Lelo is an organizing member of Community to Community Development, a farmworkers' advocacy group. Franks credits Lelo with helping to pass the 2021 state standards around heat exposure for farmworkers. Other farmworkers say Lelo helped them talk to lawmakers and strike. He was on a local Immigration Advisory Board until it dissolved. At the time of his arrest he worked on a tulip bulb farm. He said he also organized support for Washington's rent cap law which passed while he was detained.

== Arrest by ICE ==
Lelo applied for DACA in 2015. Courts ordered he be deported in 2018, but he was not arrested by ICE until March 25, 2025. Lelo claims to have been unaware of the deportation order. In April 2025, his case was reopened by his legal counsel as they sought to remove the deportation order. Members of Community to Community Development have called his arrest politically motivated. However the Department of Homeland Security (DHS) denied political motivation and said he was "illegal alien from Mexico with a final order of removal from a judge". DHS incorrectly stated his name as "Juan Juarez-Ceferino". His arrest led to protests by about 200 local union members outside the ICE detention center where he was being held. Protesters also highlighted ICE's detention of Lewelyn Dixon, a local green card-holding lab technician. U.S. Senator Patty Murray highlighted the importance of Lelo's and Dixon's cases. After the protest, Lelo was moved to the ICE detention facility in Tacoma, Washington. In response to the arrest, U.S. Rep. Rick Larsen stated, In arrests across the country, the Trump Administration and ICE have claimed that they are going after “the worst of the worst” — but there is no indication that Alfredo Juarez Zeferino and the other people detained today represent the worst of the worst. Immigrating to the United States is legal. Union organizing is legal.

Larsen followed up with a face to face meeting with Lelo on June 20. Larsen stated that the Northwest Immigrations and Customs Enforcement Processing Center in Tacoma was holding 1,500 persons at the time. The facility was facing serious staffing challenges because it had half as many prisoners at the start of the year.

Kim Lund, mayor of Bellingham, Washington, stated, Lelo is a leader in our area whose activism has helped shine a vital spotlight on immigrant and farmworker needs and rights. His voice represents the thousands of people who work in our region providing essential services that sustain us all.
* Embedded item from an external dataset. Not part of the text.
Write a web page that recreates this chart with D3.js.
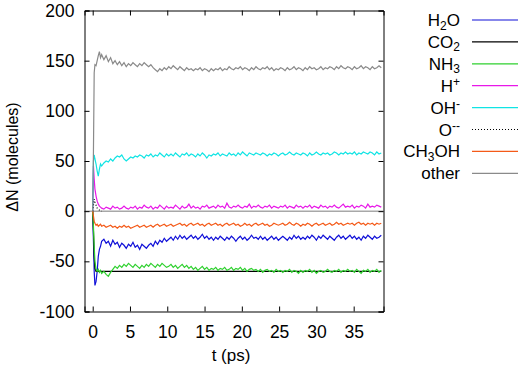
<!DOCTYPE html>
<html>
<head>
<meta charset="utf-8">
<script src="https://cdn.jsdelivr.net/npm/d3@7"></script>
<style>
  body { margin: 0; background: #fff; }
  #chart { width: 520px; height: 372px; }
  text { font-family: "Liberation Sans", Arial, sans-serif; }
</style>
</head>
<body>
<div id="chart"></div>
<script>
// time axis (ps): dense first 1.2 ps, then every 0.3 ps
const earlyTime = [0, 0.1, 0.2, 0.3, 0.45, 0.6, 0.75, 0.9, 1.05, 1.2];
const time = earlyTime.concat(d3.range(0, 125).map(i => +(1.5 + 0.3 * i).toFixed(2)));

const xTicks = [0, 5, 10, 15, 20, 25, 30, 35];
const yTicks = [-100, -50, 0, 50, 100, 150, 200];

const otherVals = [
  0, 60, 138, 146, 145, 150, 155, 159, 153, 156,
  151, 155, 149, 153, 147, 150, 146, 149, 145, 148,
  144, 147, 145, 148, 146, 144, 147, 145, 148, 146,
  144, 146, 143, 141, 139, 142, 140, 143, 141, 144,
  142, 145, 143, 141, 144, 142, 140, 143, 141, 142,
  140, 142, 141, 143, 140, 142, 141, 139, 142, 140,
  142, 141, 143, 140, 142, 141, 144, 142, 141, 143,
  142, 144, 141, 143, 142, 140, 143, 141, 144, 142,
  141, 143, 142, 144, 141, 143, 140, 142, 141, 143,
  142, 140, 143, 141, 142, 144, 141, 143, 142, 140,
  143, 141, 144, 142, 143, 141, 142, 144, 141, 143,
  142, 144, 143, 141, 144, 142, 145, 143, 142, 144,
  143, 141, 144, 142, 143, 145, 142, 144, 143, 141,
  144, 142, 143, 145, 143
];

const ohVals = [
  0, 50, 56, 52, 47, 40, 35, 42, 47, 45,
  48, 50, 49, 52, 50, 53, 55, 54, 56, 52,
  50, 52, 54, 53, 55, 54, 56, 55, 53, 56,
  55, 57, 54, 56, 55, 58, 56, 54, 57, 55,
  57, 55, 58, 56, 54, 57, 56, 58, 55, 57,
  56, 54, 57, 55, 58, 56, 53, 56, 55, 57,
  56, 58, 55, 57, 56, 55, 58, 56, 57, 55,
  58, 56, 59, 57, 55, 58, 57, 56, 58, 57,
  56, 58, 57, 55, 57, 56, 58, 57, 55, 57,
  58, 56, 57, 59, 57, 56, 58, 57, 56, 58,
  57, 55, 58, 56, 57, 59, 57, 56, 58, 57,
  58, 56, 57, 59, 58, 56, 58, 57, 59, 57,
  58, 57, 59, 56, 58, 57, 59, 58, 57, 59,
  58, 56, 59, 57, 58
];

const hVals = [
  0, 45, 32, 22, 15, 10, 7, 5, 4, 3,
  2, 4, 3, 2, 5, 3, 4, 2, 3, 5,
  3, 2, 4, 3, 5, 2, 4, 3, 6, 4,
  3, 5, 2, 4, 3, 6, 4, 2, 5, 3,
  4, 3, 6, 4, 2, 5, 3, 4, 7, 3,
  5, 3, 4, 2, 5, 4, 6, 3, 4, 5,
  3, 6, 4, 5, 3, 8, 4, 3, 5, 4,
  6, 4, 3, 5, 4, 7, 3, 5, 4, 6,
  4, 3, 5, 4, 6, 3, 5, 4, 3, 5,
  4, 6, 3, 5, 4, 3, 6, 4, 5, 3,
  5, 4, 6, 3, 5, 4, 3, 6, 4, 5,
  3, 5, 4, 6, 4, 3, 5, 7, 4, 5,
  4, 6, 3, 5, 4, 6, 5, 3, 7, 4,
  5, 4, 6, 5, 4
];

const ch3ohVals = [
  0, -5, -10, -12, -14, -13, -15, -14, -13, -15,
  -14, -16, -15, -14, -16, -15, -17, -15, -16, -14,
  -16, -15, -17, -16, -15, -14, -16, -15, -14, -16,
  -15, -14, -16, -14, -13, -15, -14, -13, -15, -14,
  -13, -15, -14, -13, -12, -14, -13, -15, -13, -12,
  -14, -13, -12, -14, -13, -15, -13, -12, -14, -13,
  -12, -14, -13, -15, -13, -12, -14, -13, -12, -14,
  -13, -15, -14, -12, -14, -13, -15, -13, -12, -14,
  -13, -12, -14, -13, -15, -14, -12, -13, -14, -13,
  -12, -14, -13, -11, -13, -14, -12, -13, -15, -13,
  -14, -12, -13, -15, -13, -12, -14, -13, -12, -14,
  -13, -12, -14, -13, -11, -13, -12, -14, -13, -12,
  -13, -12, -14, -12, -11, -13, -12, -14, -12, -13,
  -12, -14, -12, -13, -12
];

const h2oVals = [
  0, -30, -60, -74, -70, -60, -45, -38, -35, -30,
  -28, -32, -30, -35, -29, -33, -31, -36, -32, -34,
  -37, -33, -35, -31, -36, -34, -38, -33, -35, -37,
  -34, -32, -35, -30, -33, -29, -31, -27, -30, -28,
  -26, -29, -25, -28, -24, -27, -25, -28, -26, -24,
  -27, -25, -28, -26, -23, -27, -25, -28, -26, -29,
  -26, -28, -25, -27, -29, -26, -28, -25, -27, -30,
  -27, -25, -28, -26, -29, -27, -24, -27, -26, -28,
  -25, -28, -26, -29, -27, -25, -28, -26, -29, -27,
  -25, -27, -29, -26, -28, -24, -27, -25, -28, -26,
  -28, -25, -27, -24, -26, -29, -25, -27, -24, -26,
  -28, -25, -27, -29, -26, -24, -27, -25, -28, -26,
  -24, -27, -25, -28, -26, -29, -25, -27, -24, -26,
  -28, -25, -27, -26, -24
];

const nh3Vals = [
  0, -15, -35, -50, -58, -60, -58, -61, -59, -62,
  -60, -63, -65, -61, -58, -55, -57, -54, -56, -53,
  -55, -52, -54, -56, -53, -55, -57, -54, -56, -53,
  -55, -52, -54, -56, -53, -55, -52, -54, -56, -55,
  -53, -56, -54, -57, -55, -53, -56, -54, -57, -55,
  -58, -56, -59, -57, -55, -58, -56, -59, -57, -58,
  -56, -59, -57, -58, -56, -59, -58, -56, -59, -57,
  -58, -56, -59, -57, -60, -58, -57, -59, -58, -60,
  -58, -61, -59, -58, -60, -59, -61, -58, -60, -59,
  -61, -59, -60, -58, -61, -59, -60, -62, -59, -61,
  -59, -60, -58, -61, -59, -62, -60, -59, -61, -60,
  -58, -60, -61, -59, -60, -58, -61, -59, -60, -58,
  -60, -59, -61, -58, -60, -62, -59, -60, -58, -61,
  -59, -60, -58, -61, -59
];

// sparse series (flat after the first picosecond)
const co2Time = [0, 0.1, 0.2, 0.3, 0.45, 0.6, 38.7];
const co2Vals = [0, -20, -45, -57, -60, -60, -60];
const oTime = [0, 0.1, 0.2, 0.3, 0.45, 0.6, 0.75, 0.9, 1.05, 1.2];
const oVals = [0, 6, 12, 9, 6, 3, 2, 1, 0, 0];

const series = [
  {pre: 'H', sub: '2', post: 'O', sup: '', t: time, v: h2oVals, colour: '#1010d8', dash: null},
  {pre: 'CO', sub: '2', post: '', sup: '', t: co2Time, v: co2Vals, colour: '#000000', dash: null},
  {pre: 'NH', sub: '3', post: '', sup: '', t: time, v: nh3Vals, colour: '#2ed02e', dash: null},
  {pre: 'H', sub: '', post: '', sup: '+', t: time, v: hVals, colour: '#e818e8', dash: null},
  {pre: 'OH', sub: '', post: '', sup: '-', t: time, v: ohVals, colour: '#10e4e4', dash: null},
  {pre: 'O', sub: '', post: '', sup: '--', t: oTime, v: oVals, colour: '#000000', dash: '1,2'},
  {pre: 'CH', sub: '3', post: 'OH', sup: '', t: time, v: ch3ohVals, colour: '#f45a18', dash: null},
  {pre: 'other', sub: '', post: '', sup: '', t: time, v: otherVals, colour: '#8a8a8a', dash: null}
];

const canvas = document.querySelector('#chart');
var margin = {top: 10.5, left: 84.5},
    width = 299,
    height = 301;

var x = d3.scaleLinear().domain([-1.1, 39]).range([0, width]);
var y = d3.scaleLinear().domain([-100, 200]).range([height, 0]);

var svg = d3.select(canvas).append('svg')
    .attr('width', 520)
    .attr('height', 372);

var g = svg.append('g')
    .attr('transform', 'translate(' + margin.left + ',' + margin.top + ')');

// zero axis
g.append('line')
  .attr('x1', 0).attr('x2', width)
  .attr('y1', y(0)).attr('y2', y(0))
  .attr('stroke', '#a8a8a8')
  .attr('stroke-width', 1.5);

var line = d3.line()
  .x(d => x(d[0]))
  .y(d => y(d[1]));

series.forEach(s => {
  g.append('path')
    .datum(s.t.map((t, i) => [t, s.v[i]]))
    .attr('d', line)
    .attr('fill', 'none')
    .attr('stroke', s.colour)
    .attr('stroke-width', 1.2)
    .attr('stroke-dasharray', s.dash);
});

// axes, ticks inward and mirrored
const fmt = d => String(d);
const xAxisGroup = g.append('g').attr('transform', 'translate(0,' + height + ')');
xAxisGroup.call(d3.axisBottom(x).tickValues(xTicks).tickSize(-5).tickPadding(14).tickFormat(fmt));
const xTopGroup = g.append('g');
xTopGroup.call(d3.axisTop(x).tickValues(xTicks).tickSize(-5).tickFormat(''));

const yAxisGroup = g.append('g');
yAxisGroup.call(d3.axisLeft(y).tickValues(yTicks).tickSize(-5).tickPadding(10).tickFormat(fmt));
const yRightGroup = g.append('g').attr('transform', 'translate(' + width + ',0)');
yRightGroup.call(d3.axisRight(y).tickValues(yTicks).tickSize(-5).tickFormat(''));

g.selectAll('.domain').attr('stroke', '#000').attr('stroke-width', 1);
g.selectAll('.tick line').attr('stroke', '#000');
g.selectAll('.tick text')
  .attr('font-family', '"Liberation Sans", Arial, sans-serif')
  .attr('font-size', '17.5px')
  .attr('fill', '#000');

// axis titles
svg.append('text')
  .attr('x', 231).attr('y', 361)
  .attr('text-anchor', 'middle')
  .attr('font-size', '17px')
  .text('t (ps)');

svg.append('text')
  .attr('transform', 'translate(18,157) rotate(-90)')
  .attr('text-anchor', 'middle')
  .attr('font-size', '16px')
  .text('\u0394N (molecules)');

// legend
var legend = svg.append('g');
series.forEach((s, i) => {
  var ly = 20 + i * 21.9;
  var txt = legend.append('text')
    .attr('x', 460).attr('y', ly + 6)
    .attr('text-anchor', 'end')
    .attr('font-size', '17px');
  txt.append('tspan').text(s.pre);
  if (s.sub) {
    txt.append('tspan').attr('font-size', '12px').attr('dy', 3.5).text(s.sub);
    if (s.post) txt.append('tspan').attr('dy', -3.5).text(s.post);
  } else if (s.post) {
    txt.append('tspan').text(s.post);
  }
  if (s.sup) {
    txt.append('tspan').attr('font-size', '12px').attr('dy', -5.5).text(s.sup);
  }
  legend.append('line')
    .attr('x1', 472).attr('x2', 518)
    .attr('y1', ly).attr('y2', ly)
    .attr('stroke', s.colour)
    .attr('stroke-width', 1.2)
    .attr('stroke-dasharray', s.dash);
});
</script>
</body>
</html>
He was a valuable contributor to City advisory group activities, in support of our shared goal of maintaining and protecting the rights and dignity of all residents.

In a May 2025 hearing, a judge determined that they do not have jurisdiction to release him on bond. The bond hearing drew attendance from 60 supporters.

After his three and half month imprisonment in a GEO Group detention center, Lelo said he organized a hunger protest in response to being served unsafe chicken. He further said there were only six opportunities to go outside during his confinement.

Lelo decided to voluntary leave the United States, and his request was granted on July 14 2025. He moved to Santa Cruz, Yucucani, Guerrero, Mexico. He said his motivation was based on the difficult process of fighting an immigration case in the United States.